There are other routes (like a court-approved scheme of arrangement under Part 26 of the Companies Act 2006), but for most SMEs, mergers are executed via a share purchase or an asset purchase because they’re faster, more flexible and more cost-effective.
It helps to keep the difference in mind as you read about “types” below: strategic type (why you’re merging) versus legal structure (how you’re merging).
Types Of Mergers (Strategy And Rationale)
Before you draft a single document, get clear on the strategic type of merger you’re pursuing. Your rationale will affect valuation, due diligence, integration planning and risk.
1) Horizontal Merger
This is when you combine with a direct competitor operating at the same stage in your supply chain. For example, two local marketing agencies or two regional wholesalers becoming one group.
Why do it? To increase market share, achieve economies of scale, eliminate duplicated overheads and present a stronger brand. Watch-outs include competition law scrutiny (even at SME level if your combined share in a niche market is substantial), culture clashes and client concentration risk.
2) Vertical Merger
A vertical merger joins companies at different stages of the same supply chain (e.g. a manufacturer acquiring a key distributor, or a retailer acquiring a producer).
Why do it? To secure supply, improve margins, reduce logistics costs and control quality end-to-end. The risks centre on integration complexity (systems and stock flows) and ensuring you honour existing supply commitments without breaching contracts.
3) Conglomerate (Unrelated) Merger
Here, the businesses operate in different markets. The goal is diversification, risk spreading and cross-selling where sensible.

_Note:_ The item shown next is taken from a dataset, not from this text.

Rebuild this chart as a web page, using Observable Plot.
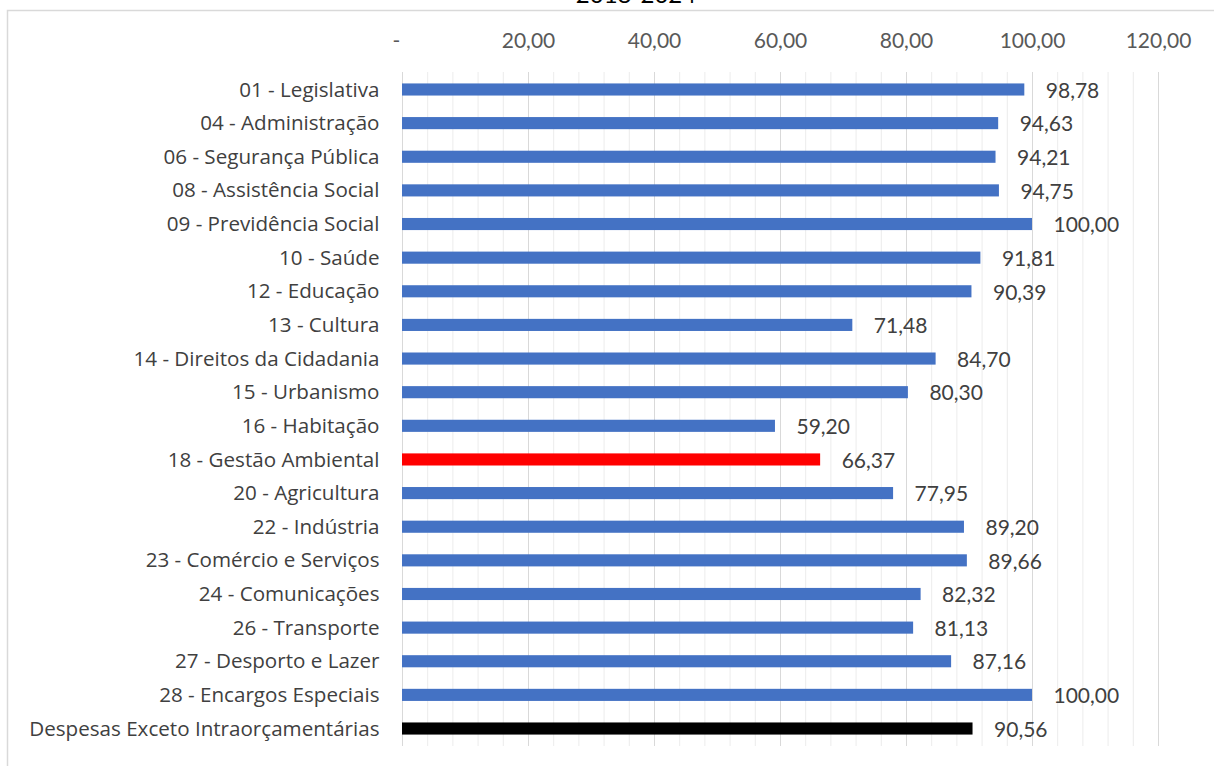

Why do it? To balance cyclical revenues or pivot into a growth category by leveraging shared back-office functions. Main risks are spread leadership focus and limited operational synergies if the businesses are truly unrelated.
4) Concentric (Related, But Not Competitors)
Businesses have related customers or technology, but don’t directly compete. For example, a payroll software firm merging with an HR consultancy.
Why do it? To offer a fuller solution to the same customer base and unlock cross-selling opportunities with lighter competition law risk than a horizontal deal. You will still need a robust integration plan (pricing, packaging and go-to-market).
5) Roll-Up (Multi-Target) Strategy
Common in fragmented industries (e.g. trades, professional services), this involves acquiring several smaller firms over time into one platform brand.
Why do it? To standardise operations, centralise marketing and increase valuation multiple. You’ll need repeatable legal documents and a smooth integration playbook to keep deals moving and maintain quality.
How UK Mergers Are Commonly Structured (The Legal “How”)
Once you know the strategic type, choose the legal structure that best fits the risk profile, tax position and operational needs.
Share Purchase (Buying The Company)
Under a share purchase, you acquire the shares in the target company and step into ownership of everything it owns and owes. It’s typically documented by a Share Sale Agreement, with detailed warranties, a disclosure letter and post-completion obligations.
Pros:
- Continuity: contracts, employees and licences usually stay in place without needing to be transferred.
- Simpler operationally on day one for a service-based business with many small contracts.
Cons:
- Liabilities: you inherit historic liabilities, so thorough due diligence and warranty protection are essential.
- Pricing mechanics can be complex (completion accounts or locked box).
Asset Purchase (Buying The Business And Assets)
Here, you buy specified assets (e.g. brand, equipment, domain names, stock) and take on selected liabilities. It’s typically documented by a Business Sale Agreement (also known as an Asset Purchase Agreement).
Pros:
- Control: you can leave unwanted liabilities behind.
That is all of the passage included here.